Les députés ont examiné ce jeudi, dans le cadre de la journée d'initiative parlementaire du groupe "Socialistes et apparentés", la proposition de loi "visant à créer un fonds d'indemnisation pour les victimes de l'épidémie de Covid-19". Si les parlementaires se sont accordés sur un diagnostic commun, touchant à la détresse de nombreux concitoyens touchés par l'épidémie, le remède proposé n'a pas convaincu la majorité.
Créer un processus de réparation financière pour les victimes, directes ou indirectes, de la Covid-19 : telle était l'ambition de la proposition de loi portée par le député "Socialistes et apparentés" Régis Juanico. Membre du mouvement "Génération.s", l'élu de la Loire s'est inspiré du fonds d'indemnisation pour les victimes de l'amiante afin de proposer un dispositif couvrant les malades de la Covid-19. Il vise les personnes dont la vie a été bouleversée, notamment par des formes longues de l'affection, mais également les ayants droit des personnes décédées. Faute de soutien dans l'hémicycle, l'initiative a été rejetée.

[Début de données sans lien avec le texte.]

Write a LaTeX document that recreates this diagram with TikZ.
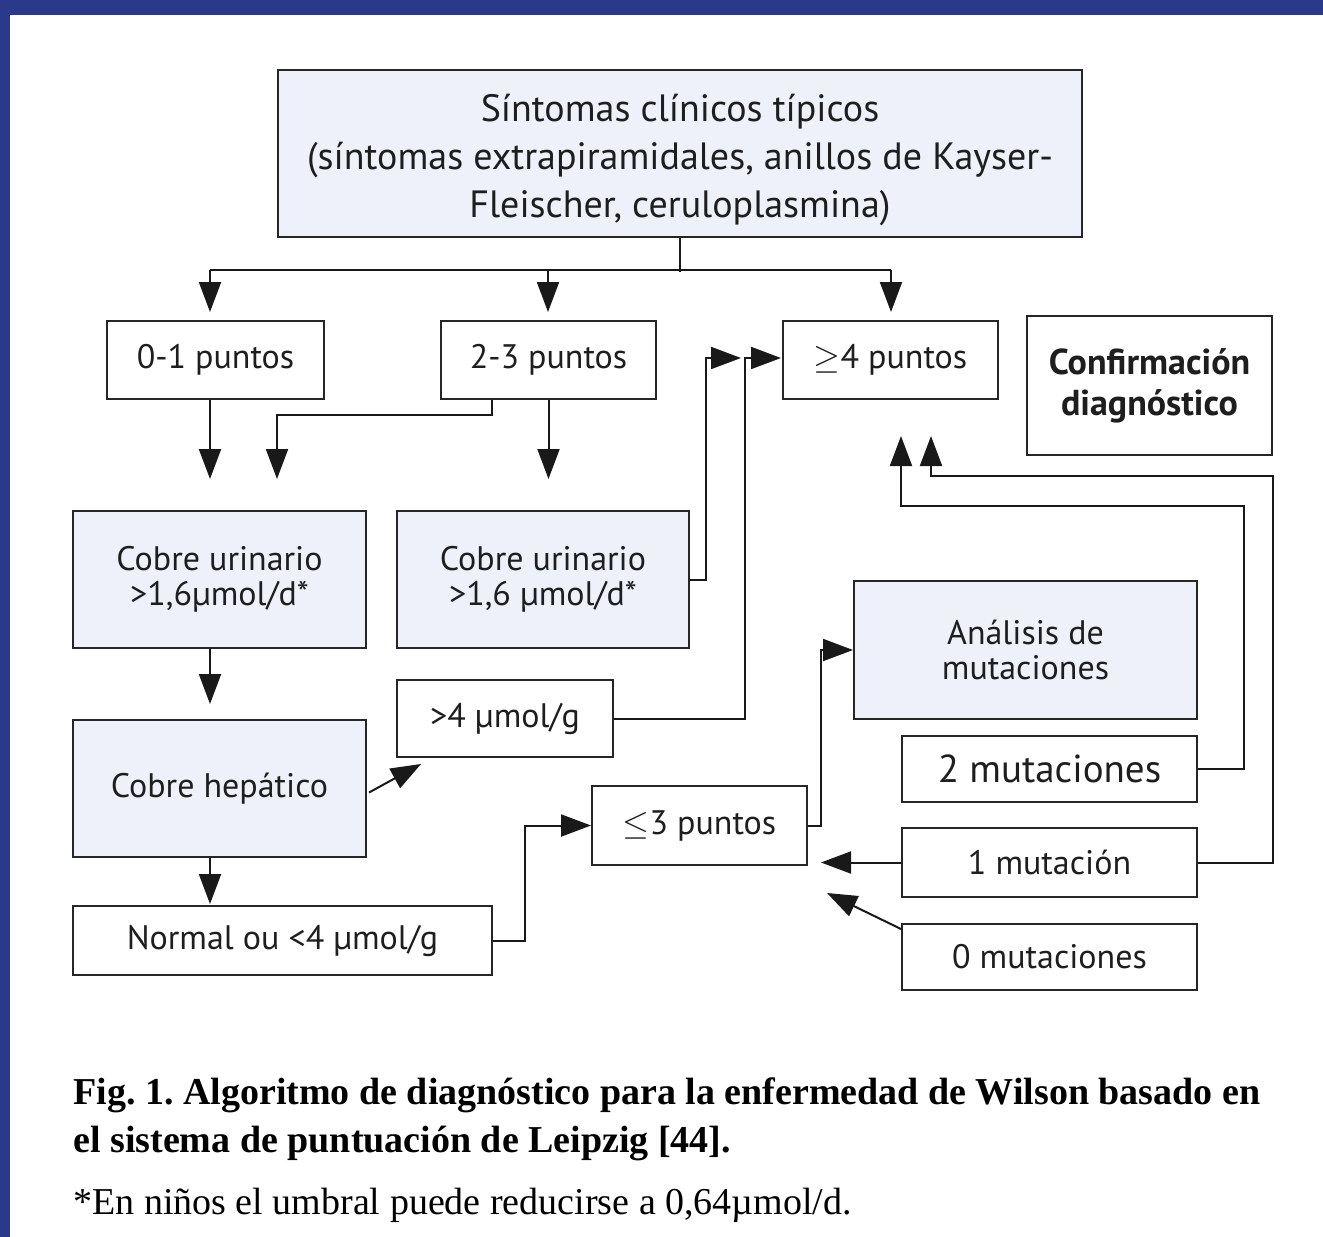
\documentclass[tikz,border=0pt]{standalone}
\usepackage{fontspec}
\setmainfont{PT Sans}
\newfontfamily\capfont{Liberation Serif}
\usetikzlibrary{arrows.meta,calc}
\definecolor{frameblue}{RGB}{43,57,138}
\definecolor{boxfill}{RGB}{238,241,249}
\definecolor{txt}{RGB}{30,30,30}
\frenchspacing
\begin{document}
\begin{tikzpicture}[x=0.5pt,y=-0.5pt,
  box/.style={draw=black!85, line width=1pt, inner sep=2pt, align=center, text=txt, font=\fontsize{17}{17.5}\selectfont},
  fbox/.style={box, fill=boxfill},
  arr/.style={line width=1pt, draw=black!90, -{Triangle[length=15pt,width=11pt]}},
  ln/.style={line width=1pt, draw=black!90},
  captext/.style={anchor=west, inner sep=0pt, text=black, align=left}]
\useasboundingbox (0,0) rectangle (1323,1237);
\fill[white] (0,0) rectangle (1323,1237);
\fill[frameblue] (0,0) rectangle (1323,15);
\fill[frameblue] (0,0) rectangle (10,1237);

% nodes
\node[fbox, minimum width=402pt, minimum height=83.5pt, font=\fontsize{19}{24}\selectfont] (top) at (680,153.5)
  {\rule{0pt}{20.5pt}Síntomas clínicos típicos\\(síntomas extrapiramidales, anillos de Kayser-\\Fleischer, ceruloplasmina)};
\node[box, minimum width=108.5pt, minimum height=39pt] (p01) at (215.5,360) {0-1 puntos};
\node[box, minimum width=107.5pt, minimum height=39pt] (p23) at (548.5,360) {2-3 puntos};
\node[box, minimum width=107.5pt, minimum height=39pt] (p4) at (890.5,360) {$\geq$4 puntos};
\node[box, minimum width=122.5pt, minimum height=69.5pt, font=\fontsize{18}{20.5}\selectfont\bfseries] (conf) at (1149.5,385.5) {Confirmación\\diagnóstico};
\node[fbox, minimum width=146.5pt, minimum height=68.5pt] (cu1) at (219.5,579.5) {Cobre urinario\\>1,6µmol/d*};
\node[fbox, minimum width=146pt, minimum height=68.5pt] (cu2) at (543,579.5) {Cobre urinario\\>1,6 µmol/d*};
\node[box, minimum width=108pt, minimum height=38.5pt] (g4) at (505,718.5) {>4 µmol/g};
\node[fbox, minimum width=146.5pt, minimum height=68.5pt] (ch) at (219.5,788.5) {Cobre hepático};
\node[box, minimum width=209.5pt, minimum height=34.5pt] (norm) at (282.5,940.5) {Normal ou <4 µmol/g};
\node[box, minimum width=107.5pt, minimum height=39.5pt] (p3) at (699.5,825.5) {$\leq$3 puntos};
\node[fbox, minimum width=171.5pt, minimum height=69pt] (anal) at (1025.5,650) {Análisis de\\mutaciones};
\node[box, minimum width=147.5pt, minimum height=33pt, font=\fontsize{19.5}{22}\selectfont] (m2) at (1049.5,769) {2 mutaciones};
\node[box, minimum width=147.5pt, minimum height=34.5pt] (m1) at (1049.5,862.5) {1 mutación};
\node[box, minimum width=147.5pt, minimum height=33pt] (m0) at (1049.5,957) {0 mutaciones};

% connectors
\draw[ln] (top.south) -- ++(0,34) coordinate (hb);
\draw[ln] ($(p01.north)+(-5.5,-50)$) -- ($(p4.north)+(0.5,-50)$);
\draw[arr] ($(p01.north)+(-5.5,-50)$) -- ++(0,42);
\draw[arr] ($(p23.north)+(-0.5,-50)$) -- ++(0,42);
\draw[arr] ($(p4.north)+(0.5,-50)$) -- ++(0,42);

\draw[arr] ($(p01.south)+(-5.5,0)$) -- ++(0,79);
\draw[arr] ($(p23.south)+(-56.5,0)$) -- ++(0,15) -- ++(-215,0) -- ++(0,64);
\draw[arr] (p23.south) -- ++(0,79);

\draw[arr] (cu2.east) -- ++(16,0) |- ($(p4.west)+(-41,-2)$);
\draw[arr] (g4.east) -- ++(131,0) |- ($(p4.west)+(-1,-2)$);

\draw[arr] ($(cu1.south)+(-9.5,0)$) -- ++(0,55);
\draw[arr] ($(ch.east)+(2,4)$) -- ($(g4.south west)+(25,6)$);
\draw[arr] ($(ch.south)+(-9.5,0)$) -- ++(0,46);
\draw[arr] (norm.east) -- ++(32,0) |- (p3.west);
\draw[arr] (p3.east) -- ++(13,0) |- (anal.west);

\draw[arr] (m1.west) -- ++(-80,0);
\draw[arr] ($(m0.north west)+(0,6)$) -- ($(p3.south east)+(19,27)$);

\draw[arr] (m2.east) -- ++(46,0) |- ($(p4.south)+(10.5,106)$) -- ($(p4.south)+(10.5,36)$);
\draw[arr] (m1.east) -- ++(75,0) |- ($(p4.south)+(40.5,76)$) -- ($(p4.south)+(40.5,36)$);

% caption
\node[captext, font=\capfont\bfseries\fontsize{19}{24}\selectfont] (c1) at (73,1095) {Fig. 1. Algoritmo de diagnóstico para la enfermedad de Wilson basado en};
\node[captext, font=\capfont\bfseries\fontsize{19}{24}\selectfont] (c2) at (73,1143) {el sistema de puntuación de Leipzig [44].};
\node[captext, font=\capfont\fontsize{19}{24}\selectfont] (c3) at (73,1205) {*En niños el umbral puede reducirse a 0,64µmol/d.};
\end{tikzpicture}
\end{document}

La veille, les députés avaient pourtant adopté à l'unanimité une proposition de résolution de la majorité visant à reconnaître et à prendre en charge les complications à long terme de la covid-19. Si le consensus avait été au rendez-vous, plusieurs parlementaires avaient enjoint la majorité à ne pas se contenter d'une proposition de résolution, par définition non-contraignante, et à franchir un pas supplémentaire en soutenant la solution concrète portée par le texte de leur collègue Régis Juanico.
Premier constat dressé par le député : le dispositif de réparation mis en place par le gouvernement, officialisé par décret le 14 septembre dernier, ne serait que très partiel. D'abord il n'indemnise que les cas dont la maladie est d'origine professionnelle. Ensuite, il ne prend en compte que les séquelles respiratoires aiguës suite à des formes particulièrement sévères de la maladie – alors que la littérature médicale décrit d'ores-et-déjà d'autres effets invalidants. Régis Juanico a par ailleurs évoqué un "parcours du combattant" pour la reconnaissance de la Covid-19 en tant que maladie professionnelle, qui ne concerne dans les faits que les personnels soignants ou apparentés, et non les travailleurs particulièrement exposés durant la première vague, tels que les caissières, les livreurs, les éboueurs, les agents de sécurité et d'entretien.
Le rapporteur de la proposition de loi a dit ainsi souhaiter s'adresser aux "laissés pour compte du dispositif existant", "que la maladie soit d'origine professionnelle ou non". Le fonds qu'il souhaite créer, pourrait bénéficier aussi bien aux personnes souffrant de "Covid long" qu'à celles dont les séquelles psychiatriques constituent une entrave dans leur vie professionnelle, et, enfin, aux proches des personnes décédées. Un effort nécessaire de "solidarité nationale" que le député propose de financer par une contribution de l'État et de la branche "Accidents du travail, maladies professionnelles" de la Sécurité sociale. "Ne restons pas dans les incantations, agissons vite pour ces victimes", a-t-il conclu lors de son intervention à la tribune.
Réponse du gouvernement : le secrétaire d'État en charge de l'enfance et des familles, Adrien Taquet, a considéré que ces préconisations ne constituaient pas "une réponse réaliste". Il a évoqué une proposition de loi qui "néglige les enjeux financiers", et "revient à inférer une responsabilité de l'État". Il a aussi argué de la pluralité de cas pris en compte par le dispositif déjà existant, avant d'assurer que le "Covid long" était un sujet de préoccupation gouvernementale. Il a rappelé qu'un groupe de travail avait été constitué par la Haute autorité de santé.
De fait, la question de la responsabilité de l'État s'est invitée en filigrane des débats de la soirée. Alain Ramadier (Les Républicains), tout en évoquant "un manque de préparation, des problèmes logistiques, une distribution de matériel chaotique, une gestion mal pilotée, des couacs à répétition dans la communication", a ainsi invité ses collègues à ne pas "confondre la responsabilité politique d'un gouvernement et la responsabilité juridique d'un État", considérant que "pour que ce fonds ait véritablement du sens, il faudrait que les éventuelles fautes commises soient reconnues dans le cadre d'une procédure judiciaire".
"En maintenant cette proposition de loi, vous confondez fonds d'indemnisation et fonds de commerce politique. a déclaré Julien Borowczyk pour la République en marche. "L'objectif principal de cette proposition de loi est la réparation, et non la mise en cause", a répondu Régis Juanico. Une déclaration qui n'aura pas suffi à convaincre la majorité. Les neufs articles de la proposition de loi étant tombés suite à l'adoption d'amendements de suppression du groupe "La République en marche", et en dépit du soutien des autres composantes de la gauche de l'hémicycle, la proposition de loi a été rejetée.